Howl (2010) – DVD review
An unusual biopic of Allen Ginsberg’s infamous poem, starring James Franco. Released on DVD and Blu-ray on Monday 27th June by Soda Pictures.
(Rob Epstein / Jeffrey Friedman, US, 2010)
The movie equivalent of a full moon, as Ginsberg’s poem transforms into a were-film that is part legal drama, part animation and part lit-crit essay
At a critical moment during Howl, a literary critic – being cross-examined about the merits of Allen Ginsberg’s titular poem during an obscenity trial – points out that it’s churlish to question the meaning of poetry because it can’t be translated to prose. That’s why it’s poetry. The question hangs over this film itself: can poetry be translated to cinema? The strength and weakness of Epstein and Friedman’s movie is that they don’t seem to be sure, either.
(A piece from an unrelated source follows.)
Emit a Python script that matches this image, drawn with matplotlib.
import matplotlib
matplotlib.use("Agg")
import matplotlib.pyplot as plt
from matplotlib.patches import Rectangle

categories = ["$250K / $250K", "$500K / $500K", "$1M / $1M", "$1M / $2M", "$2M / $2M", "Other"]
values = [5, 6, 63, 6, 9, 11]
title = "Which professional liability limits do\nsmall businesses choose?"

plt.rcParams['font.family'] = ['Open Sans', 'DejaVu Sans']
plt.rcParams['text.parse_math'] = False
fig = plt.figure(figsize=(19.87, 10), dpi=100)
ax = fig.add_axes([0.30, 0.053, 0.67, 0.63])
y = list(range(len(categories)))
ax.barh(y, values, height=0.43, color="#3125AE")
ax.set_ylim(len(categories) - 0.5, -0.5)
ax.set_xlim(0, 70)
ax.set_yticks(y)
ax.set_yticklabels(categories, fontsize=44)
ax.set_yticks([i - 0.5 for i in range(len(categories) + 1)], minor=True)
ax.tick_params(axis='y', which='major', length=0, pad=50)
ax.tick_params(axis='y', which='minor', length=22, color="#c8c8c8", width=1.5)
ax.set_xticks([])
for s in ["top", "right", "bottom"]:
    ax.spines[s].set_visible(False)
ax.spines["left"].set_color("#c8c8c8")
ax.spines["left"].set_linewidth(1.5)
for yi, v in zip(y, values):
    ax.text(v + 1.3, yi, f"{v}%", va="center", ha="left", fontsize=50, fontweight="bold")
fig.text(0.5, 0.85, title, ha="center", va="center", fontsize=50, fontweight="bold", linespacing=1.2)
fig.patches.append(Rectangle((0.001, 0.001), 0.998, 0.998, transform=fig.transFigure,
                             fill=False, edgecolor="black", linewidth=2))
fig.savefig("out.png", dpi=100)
The directors are documentarians, responsible for the ace, comprehensive study of gay Hollywood, The Celluloid Closet. The same themes of homosexuality, bigotry and censorship in the mid-20th century art resurface here, but the form is totally different. It’s a biopic, but one drawn from court records and transcripts of an interview with Ginsberg – and, of course, a huge amount is simply the poem itself being recited.
The net result is to make a film is as fragmented and as intuitive as Ginsberg’s own writing, but of course it doesn’t – it can’t – work like that, because the film is recreating rather than originating. Ironically, this debate is raised during the film itself, and the film is slyly self-mocking about its own position. The gulf is most obvious in the animation that accompanies the poetry recital: a fluid stream-of-consciousness that finds visual corollaries for the language (sometimes literal, sometimes fanciful), but which you’re constantly aware that it was painstakingly designed and rendered, over time, by a team of animators, rather than a nerdy poet typing at a desk.
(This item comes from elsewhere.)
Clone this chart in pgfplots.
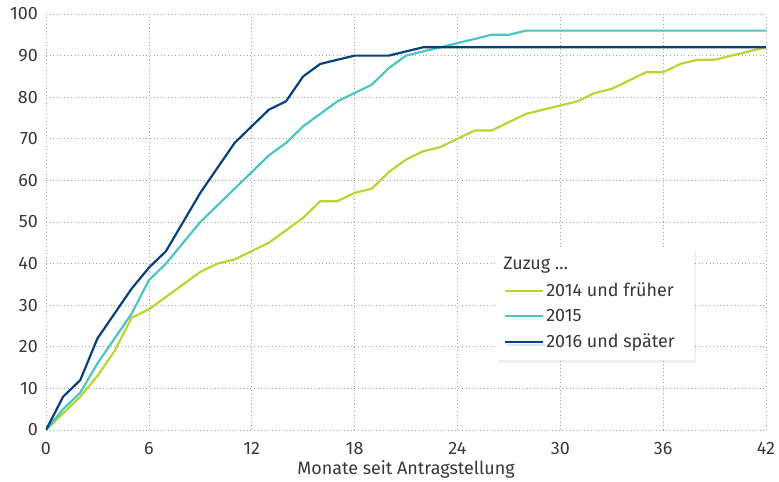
\documentclass[border=0pt]{standalone}
\usepackage{fontspec}
\setmainfont{Fira Sans}
\usepackage{pgfplots}
\pgfplotsset{compat=1.18}
\usetikzlibrary{shadows}

\definecolor{cgreen}{HTML}{BBD432}
\definecolor{ccyan}{HTML}{4CC4C1}
\definecolor{cblue}{HTML}{06417F}
\definecolor{cgrid}{HTML}{A0A0A0}
\definecolor{ctext}{HTML}{383838}

\newcommand{\chartfont}{\fontsize{18}{20}\selectfont}

\begin{document}
\chartfont
\begin{tikzpicture}
\begin{axis}[
    scale only axis,
    width=720bp, height=416bp,
    xmin=0, xmax=42, ymin=0, ymax=100,
    xtick={0,6,...,42}, ytick={0,10,...,100},
    axis line style={draw=none},
    major tick length=0pt,
    grid=major,
    grid style={cgrid, line width=0.7pt, dash pattern=on 1pt off 2.6pt},
    tick label style={ctext, font=\chartfont},
    xticklabel style={yshift=-6pt},
    yticklabel style={xshift=-2pt},
    /pgf/number format/assume math mode=true,
    xlabel={Monate seit Antragstellung},
    xlabel style={ctext, font=\chartfont, yshift=6pt},
    every axis plot/.append style={line width=2.2pt, line join=round},
    legend cell align=left,
    legend style={at={(axis cs:26.25,43.9)}, anchor=north west,
        draw=none, fill=white, text=ctext,
        font=\chartfont,
        inner xsep=8pt, inner ysep=8pt, row sep=6pt,
        drop shadow={opacity=0.12, shadow xshift=2pt, shadow yshift=-3pt}},
    legend image code/.code={\draw[#1, line width=2.2pt] (0bp,0bp) -- (38bp,0bp);},
]
\addlegendimage{empty legend}
\addlegendentry{\hspace{-43bp}Zuzug …}

\addplot[cgreen] coordinates {
(0,0) (1,4) (2,8) (3,13) (4,19) (5,27) (6,29) (7,32) (8,35) (9,38)
(10,40) (11,41) (12,43) (13,45) (14,48) (15,51) (16,55) (17,55) (18,57) (19,58)
(20,62) (21,65) (22,67) (23,68) (24,70) (25,72) (26,72) (27,74) (28,76) (29,77)
(30,78) (31,79) (32,81) (33,82) (34,84) (35,86) (36,86) (37,88) (38,89) (39,89)
(40,90) (41,91) (42,92)};
\addlegendentry{2014 und früher\kern10bp}

\addplot[ccyan] coordinates {
(0,0) (1,5) (2,9) (3,16) (4,22) (5,28) (6,36) (7,40) (8,45) (9,50)
(10,54) (11,58) (12,62) (13,66) (14,69) (15,73) (16,76) (17,79) (18,81) (19,83)
(20,87) (21,90) (22,91) (23,92) (24,93) (25,94) (26,95) (27,95) (28,96) (29,96)
(30,96) (31,96) (32,96) (33,96) (34,96) (35,96) (36,96) (37,96) (38,96) (39,96)
(40,96) (41,96) (42,96)};
\addlegendentry{2015}

\addplot[cblue] coordinates {
(0,0) (1,8) (2,12) (3,22) (4,28) (5,34) (6,39) (7,43) (8,50) (9,57)
(10,63) (11,69) (12,73) (13,77) (14,79) (15,85) (16,88) (17,89) (18,90) (19,90)
(20,90) (21,91) (22,92) (23,92) (24,92) (25,92) (26,92) (27,92) (28,92) (29,92)
(30,92) (31,92) (32,92) (33,92) (34,92) (35,92) (36,92) (37,92) (38,92) (39,92)
(40,92) (41,92) (42,92)};
\addlegendentry{2016 und später}
\end{axis}
\pgfresetboundingbox
\path[use as bounding box] ([xshift=-46bp,yshift=-52bp]current axis.south west)
    rectangle ([xshift=13bp,yshift=14bp]current axis.north east);
\end{tikzpicture}
\end{document}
“Howl is often like watching an illustrated university lecture…”
Elsewhere, it veers between James Franco-as-Ginsberg re-enacting a talking head interview, and a conventional recreation of the trial with Jon Hamm and David Stathairn (forever typecast as post-war warriors) battling each other, with a distracting cast of cameos (Jeff Daniels! Treat Williams! Pollux Troy from Face/Off!) as pawns. Individually, the two elements are fine. Franco is never more convincing than when spouting abstract, stoned wisdom, and he’s rather loveable here. The trial is played for wry comedy, an intellectual war of critical ideas in which hindsight creates substantial potential for what-were-they-thinking? laughter. Together, though, the effect is often like watching an illustrated university lecture, or one of those TV docudramas that uses actors because it can’t find, or afford, the archive footage.
It works, ultimately, because the material is still fascinating over fifty years on. I’m not just talking about the exhilarating rhythms and language of Ginsberg, although this is a film that makes explicit the fact that it was meant to be listened to, rather than read. More than that, the obscenity trial itself cracks open a debate that we’re still having today. At a wider level, when bloggers have recaptured the laissez-faire, DIY vibe of the Beats, it seems opportune that Howl arrives alongside a recent documentary about William S. Burroughs, and the forthcoming can’t-believe-it’s-never-been-filmed-before adaptation of Jack Kerouac’s On The Road. If – as that suggests – the Beats are back in fashion, Epstein and Friedman’s movie is a decent stab at explaining their appeal, for the simple reason it is prepared to take similar artistic risks when all the evidence suggests that this shouldn’t work at all.